I was thinking at the mill sometimes are your customer if they get behind in their pickling department or whatnot. .
Yes. Yes, I mean, that's the interesting thing about our business right. We have – the mills are our customers, our competitors and our joint venture partners. It is – you almost have to take them all independently. .
Thank you very much. .
Thank you. .
[Operator Instructions] One moment please for our next question. And Phil Gibbs, please go ahead with your question. .
One zero. I think I got kind of messed up. I'm usually star, star one or something. Merry Christmas. .
Same to you. .
When I looked at the Cylinders business, the sales came in line with expectations, but the margins were a little tighter.

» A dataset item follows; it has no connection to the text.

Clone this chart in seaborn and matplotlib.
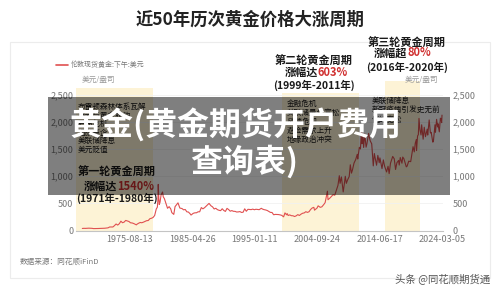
import matplotlib
matplotlib.use("Agg")
import matplotlib.pyplot as plt
import seaborn as sns
import pandas as pd
from matplotlib.patches import Rectangle

# ---------------- data ----------------
dates = [
    "1968-04-01", "1968-07-01", "1968-10-01", "1969-01-01", "1969-04-01", "1969-07-01", "1969-10-01",
    "1970-01-01", "1970-04-01", "1970-07-01", "1970-10-01", "1971-01-01", "1971-04-01", "1971-07-01",
    "1971-10-01", "1972-01-01", "1972-04-01", "1972-07-01", "1972-10-01", "1973-01-01", "1973-04-01",
    "1973-07-01", "1973-10-01", "1974-01-01", "1974-04-01", "1974-07-01", "1974-10-01", "1974-12-30",
    "1975-04-01", "1975-07-01", "1975-10-01", "1976-01-01", "1976-04-01", "1976-08-25", "1976-10-01",
    "1977-01-01", "1977-04-01", "1977-07-01", "1977-10-01", "1978-01-01", "1978-04-01", "1978-07-01",
    "1978-10-01", "1979-01-01", "1979-04-01", "1979-07-01", "1979-10-01", "1979-12-01", "1980-01-02",
    "1980-01-21", "1980-02-15", "1980-03-18", "1980-05-01", "1980-07-01", "1980-09-22", "1980-11-01",
    "1981-01-01", "1981-04-01", "1981-07-01", "1981-10-01", "1982-01-01", "1982-03-01", "1982-06-21",
    "1982-09-01", "1983-02-15", "1983-06-01", "1983-10-01", "1984-01-01", "1984-04-01", "1984-07-01",
    "1984-10-01", "1985-01-01", "1985-02-25", "1985-07-01", "1985-10-01", "1986-01-01", "1986-04-01",
    "1986-07-01", "1986-10-01", "1987-01-01", "1987-04-01", "1987-07-01", "1987-12-14", "1988-04-01",
    "1988-07-01", "1988-10-01", "1989-01-01", "1989-04-01", "1989-07-01", "1989-10-01", "1990-01-01",
    "1990-04-01", "1990-07-01", "1990-10-01", "1991-01-01", "1991-04-01", "1991-07-01", "1991-10-01",
    "1992-01-01", "1992-04-01", "1992-07-01", "1992-10-01", "1993-01-01", "1993-04-01", "1993-07-01",
    "1993-10-01", "1994-01-01", "1994-04-01", "1994-07-01", "1994-10-01", "1995-01-01", "1995-04-01",
    "1995-07-01", "1995-10-01", "1996-02-01", "1996-04-01", "1996-07-01", "1996-10-01", "1997-01-01",
    "1997-04-01", "1997-07-01", "1997-10-01", "1998-01-01", "1998-04-01", "1998-07-01", "1998-10-01",
    "1999-01-01", "1999-04-01", "1999-07-20", "1999-10-05", "2000-01-01", "2000-02-07", "2000-04-01",
    "2000-07-01", "2000-10-01", "2001-01-01", "2001-04-02", "2001-07-01", "2001-10-01", "2002-01-01",
    "2002-04-01", "2002-07-01", "2002-10-01", "2003-01-01", "2003-04-01", "2003-07-01", "2003-10-01",
    "2004-01-01", "2004-04-01", "2004-05-10", "2004-10-01", "2004-12-01", "2005-04-01", "2005-07-01",
    "2005-10-01", "2006-01-01", "2006-05-12", "2006-06-14", "2006-10-01", "2007-01-01", "2007-04-01",
    "2007-07-01", "2007-10-01", "2008-01-01", "2008-03-17", "2008-05-01", "2008-07-15", "2008-10-24",
    "2009-01-01", "2009-02-20", "2009-04-20", "2009-07-01", "2009-10-01", "2009-12-02", "2010-02-05",
    "2010-04-01", "2010-07-01", "2010-10-01", "2011-01-01", "2011-01-28", "2011-04-29", "2011-07-01",
    "2011-09-05", "2011-09-26", "2011-11-08", "2011-12-29", "2012-02-28", "2012-05-16", "2012-07-01",
    "2012-10-04", "2013-01-01", "2013-04-01", "2013-06-28", "2013-08-27", "2013-12-31", "2014-03-14",
    "2014-06-01", "2014-07-10", "2014-11-06", "2015-01-22", "2015-04-01", "2015-07-24", "2015-10-15",
    "2015-12-17", "2016-03-01", "2016-07-06", "2016-10-01", "2016-12-15", "2017-03-01", "2017-06-06",
    "2017-07-10", "2017-09-08", "2017-12-12", "2018-01-25", "2018-04-01", "2018-08-16", "2018-10-01",
    "2019-01-01", "2019-04-23", "2019-07-01", "2019-09-04", "2019-11-12", "2020-01-08", "2020-03-09",
    "2020-03-19", "2020-05-18", "2020-07-01", "2020-08-06", "2020-09-28", "2020-11-30", "2021-01-05",
    "2021-03-30", "2021-06-01", "2021-08-09", "2021-11-16", "2021-12-15", "2022-03-08", "2022-05-16",
    "2022-07-01", "2022-09-28", "2022-11-01", "2023-02-01", "2023-02-28", "2023-05-04", "2023-06-29",
    "2023-07-20", "2023-10-05", "2023-12-04", "2024-01-01", "2024-02-14", "2024-03-05",
]
prices = [
    38, 40, 39, 41, 43, 42, 40,
    35, 35, 36, 37, 38, 39, 41,
    42, 46, 49, 65, 64, 65, 90,
    120, 100, 125, 172, 143, 155, 186,
    177, 166, 142, 139, 128, 104, 116,
    134, 148, 143, 154, 168, 181, 184,
    217, 226, 240, 277, 397, 430, 560,
    850, 640, 480, 520, 660, 710, 620,
    590, 500, 410, 440, 397, 330, 297,
    440, 510, 414, 405, 381, 388, 345,
    340, 309, 285, 317, 326, 327, 345,
    345, 423, 400, 420, 448, 500, 456,
    436, 397, 410, 385, 373, 366, 401,
    369, 352, 408, 386, 356, 367, 354,
    353, 341, 343, 349, 333, 337, 400,
    355, 391, 389, 385, 394, 383, 392,
    387, 384, 410, 396, 385, 379, 369,
    351, 334, 332, 290, 297, 296, 294,
    288, 280, 252, 325, 290, 312, 277,
    288, 273, 272, 258, 270, 293, 277,
    301, 318, 324, 347, 334, 346, 388,
    416, 427, 375, 415, 455, 427, 437,
    473, 513, 725, 567, 599, 632, 662,
    650, 743, 834, 1011, 870, 988, 712,
    870, 1000, 870, 934, 996, 1212, 1058,
    1115, 1244, 1307, 1405, 1319, 1535, 1505,
    1895, 1600, 1790, 1531, 1781, 1537, 1598,
    1791, 1657, 1598, 1192, 1420, 1204, 1385,
    1250, 1339, 1142, 1302, 1187, 1080, 1185,
    1049, 1240, 1366, 1322, 1126, 1250, 1293,
    1207, 1346, 1241, 1355, 1324, 1174, 1187,
    1279, 1270, 1409, 1546, 1450, 1610, 1680,
    1474, 1745, 1768, 2067, 1860, 1762, 1950,
    1684, 1905, 1730, 1870, 1760, 2039, 1800,
    1810, 1630, 1640, 1950, 1810, 2050, 1910,
    1970, 1820, 2072, 2062, 1990, 2128,
]
tick_dates = ["1975-08-13", "1985-04-26", "1995-01-11", "2004-09-24", "2014-06-17", "2024-03-05"]
y_ticks = [0, 500, 1000, 1500, 2000, 2500]
span_starts = ["1967-05-01", "1999-04-01", "2015-05-01"]
span_ends = ["1979-03-15", "2011-04-15", "2020-09-15"]
span_tops = [2630, 2540, 2760]
series_name = "伦敦现货黄金:下午:美元"
unit_label = "美元/盎司"
title = "近50年历次黄金价格大涨周期"
overlay_lines = ["黄金(黄金期货开户费用", "查询表)"]

# ---------------- figure ----------------
sns.set_theme(style="white")
plt.rcParams['font.family'] = ['Noto Sans CJK SC', 'DejaVu Sans']
plt.rcParams['axes.unicode_minus'] = False

W, H = 500, 293
fig = plt.figure(figsize=(W / 100, H / 100), dpi=100)
fig.patch.set_facecolor("white")


def fx(x):
    return x / W


def fy(y):
    return 1 - y / H


# card border
fig.patches.append(Rectangle((fx(10), fy(278)), (490 - 10) / W, (278 - 42) / H,
                             transform=fig.transFigure, facecolor="none",
                             edgecolor="#ececec", lw=0.8, zorder=0))

y0_px, y_top_px = 230.5, 78.7
ax = fig.add_axes([fx(76), fy(y0_px), (443 - 76) / W, (y0_px - y_top_px) / H])
ax.set_facecolor("none")

df = pd.DataFrame({"date": pd.to_datetime(dates), "price": prices})

for s, e, t in zip(span_starts, span_ends, span_tops):
    ax.fill_between(pd.to_datetime([s, e]), 0, t, color="#fdf3d6", lw=0, zorder=0)

for yv in y_ticks[1:]:
    ax.axhline(yv, color="#f1f1f1", lw=0.6, zorder=0.5)

sns.lineplot(data=df, x="date", y="price", ax=ax, color="#e05050", lw=0.8, zorder=2)

ax.set_xlim(pd.Timestamp("1967-04-08"), pd.Timestamp("2024-05-01"))
ax.set_ylim(0, 2800)
ax.set_xticks(pd.to_datetime(tick_dates))
ax.set_xticklabels(tick_dates)
ax.set_yticks(y_ticks)
ax.set_yticklabels([f"{v:,}" for v in y_ticks])
ax.set_xlabel("")
ax.set_ylabel("")
for sp in ["top", "right", "left"]:
    ax.spines[sp].set_visible(False)
ax.spines["bottom"].set_color("#c4c4c4")
ax.spines["bottom"].set_linewidth(0.8)
ax.tick_params(axis="x", length=0, pad=3, labelsize=6.5, labelcolor="#777777")
ax.tick_params(axis="y", length=0, pad=2, labelsize=6.5, labelcolor="#777777")

ax2 = ax.twinx()
ax2.set_ylim(0, 2800)
ax2.set_yticks(y_ticks)
ax2.set_yticklabels([f"{v:,}" for v in y_ticks])
for sp in ax2.spines.values():
    sp.set_visible(False)
ax2.tick_params(axis="y", length=0, pad=7, labelsize=6.5, labelcolor="#777777")
ax2.grid(False)
ax.grid(False)

# ---------------- texts ----------------
fig.text(fx(250), fy(20), title, ha="center", va="center", fontsize=12.5,
         fontweight="bold", color="#222222")

# legend
fig.lines.append(plt.Line2D([fx(56), fx(68)], [fy(65), fy(65)], transform=fig.transFigure,
                            color="#e05050", lw=1.2))
fig.text(fx(71), fy(65), series_name, ha="left", va="center", fontsize=5, color="#777777")
fig.text(fx(82), fy(80), unit_label, ha="left", va="center", fontsize=5.5, color="#999999")
fig.text(fx(405), fy(80), unit_label, ha="left", va="center", fontsize=5.5, color="#999999")

# cycle annotations
blk = "#1a1a1a"
red = "#d03030"


def cycle(x_name, x_mid, y1, y2, y3, name, lead, pct, period):
    fig.text(fx(x_name), fy(y1), name, ha="center", va="center", fontsize=8,
             fontweight="bold", color=blk)
    fig.text(fx(x_mid), fy(y2), lead, ha="right", va="center", fontsize=8,
             fontweight="bold", color=blk)
    fig.text(fx(x_mid), fy(y2), pct, ha="left", va="center", fontsize=8,
             fontweight="bold", color=red)
    fig.text(fx(x_name), fy(y3), period, ha="center", va="center", fontsize=7.5,
             fontweight="bold", color=blk)


cycle(117, 117, 171, 186, 198, "第一轮黄金周期", "涨幅达", "1540%", "(1971年-1980年)")
cycle(314, 318, 60, 72, 85, "第二轮黄金周期", "涨幅达", "603%", "(1999年-2011年)")
cycle(407, 407, 42, 53, 67, "第三轮黄金周期", "涨幅超", "80%", "(2016年-2020年)")

left_notes = ["布雷顿森林体系瓦解", "美元与黄金脱钩", "石油危机", "通胀高企", "美联储降息", "美元贬值"]
for i, t in enumerate(left_notes):
    fig.text(fx(78), fy(107 + i * 8.6), t, ha="left", va="center", fontsize=5.5, color=blk)

mid_notes = ["金融危机", "美联储量化宽松", "欧债危机", "避险需求上升", "地缘政治冲突"]
for i, t in enumerate(mid_notes):
    fig.text(fx(287), fy(104 + i * 9), t, ha="left", va="center", fontsize=5.5, color=blk)

right_notes = ["美联储降息", "新冠疫情引发史无前", "例的宽松"]
for i, t in enumerate(right_notes):
    fig.text(fx(372), fy(101 + i * 9.5), t, ha="left", va="center", fontsize=5.5, color=blk)

fig.text(fx(20), fy(262), "数据来源：同花顺iFinD", ha="left", va="center", fontsize=5.5,
         color="#777777")
fig.text(fx(490), fy(279), "头条 @同花顺期货通", ha="right", va="center", fontsize=7.5,
         color="#555555")

# overlay
fig.patches.append(Rectangle((fx(48), fy(195)), (450 - 48) / W, (195 - 97) / H,
                             transform=fig.transFigure, facecolor="black", alpha=0.5,
                             lw=0, zorder=10))
fig.text(fx(235), fy(125), overlay_lines[0], ha="center", va="center", fontsize=23,
         fontweight="bold", color="white", zorder=11)
fig.text(fx(244), fy(162), overlay_lines[1], ha="center", va="center", fontsize=23,
         fontweight="bold", color="white", zorder=11)

fig.savefig("out.png", dpi=100, facecolor="white")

Was there anything unusual on the SG&A side, because I know you sometimes move assets around at times or have inefficiencies and it just look like the SG&A side there was some pressure that I wasn't looking for?.
Yes so, margin-wise in Cylinders, I think things were generally good. You mentioned a bit earlier our European business is slow and is a drag on margins certainly. The consumer products business, the oil and gas business are year-over-year better.
There are some pockets of strength in industrial and a couple pockets that are - have some room to improve. It domestically - with respect to SG&A, that's largely and it’s less a Cylinders answer and more a kind of corporate-wide answer. Our SG&A was up. It's really - I'd put it in three buckets Phil. The first is that, labor costs are a bit higher.
We're in a tight labor market. We want to attract and retain the best and brightest that we possibly can. There are a couple of one-timers in there that relates to the Engineered Cabs transaction. But that were expensed and recorded in corporate.
And the third piece I would say is that, we are investing and we have continued to invest in, as Andy mentioned, analytics, advanced technologies, NPD and transformation resources to further improve our value proposition, hopefully separate ourselves from others. And so, to an extent there is an investment component there as well. .
Okay. Thank you.
And then, I think it was below the line net income to non-controlling interest $4.8 million, the highest I've seen on a quarterly basis for quite some time, which means something above the line was doing very well presumably what was that?.
It’s a couple of our consolidated joint ventures, specifically one that does tooling in the coated business.
Okay. Then, I think I had one more. Yeah, I think Andy, you answered it was - why are you still experiencing holding losses. You gave the lag answer. So, all good over here. Thanks gents. .
Thank you, Phil. .
[Operator Instructions] There are no further questions at this time. .
All right. Well, thank you all for joining us today. Everyone have a Merry Christmas, a great holiday, happy New Year and we will speak to you in March. .
Thanks. .
Ladies and gentlemen, that does conclude our conference for today. Thank you for your participation and for using AT& T teleconference. You may now disconnect. We're sorry your conference is ending. Now please hang up.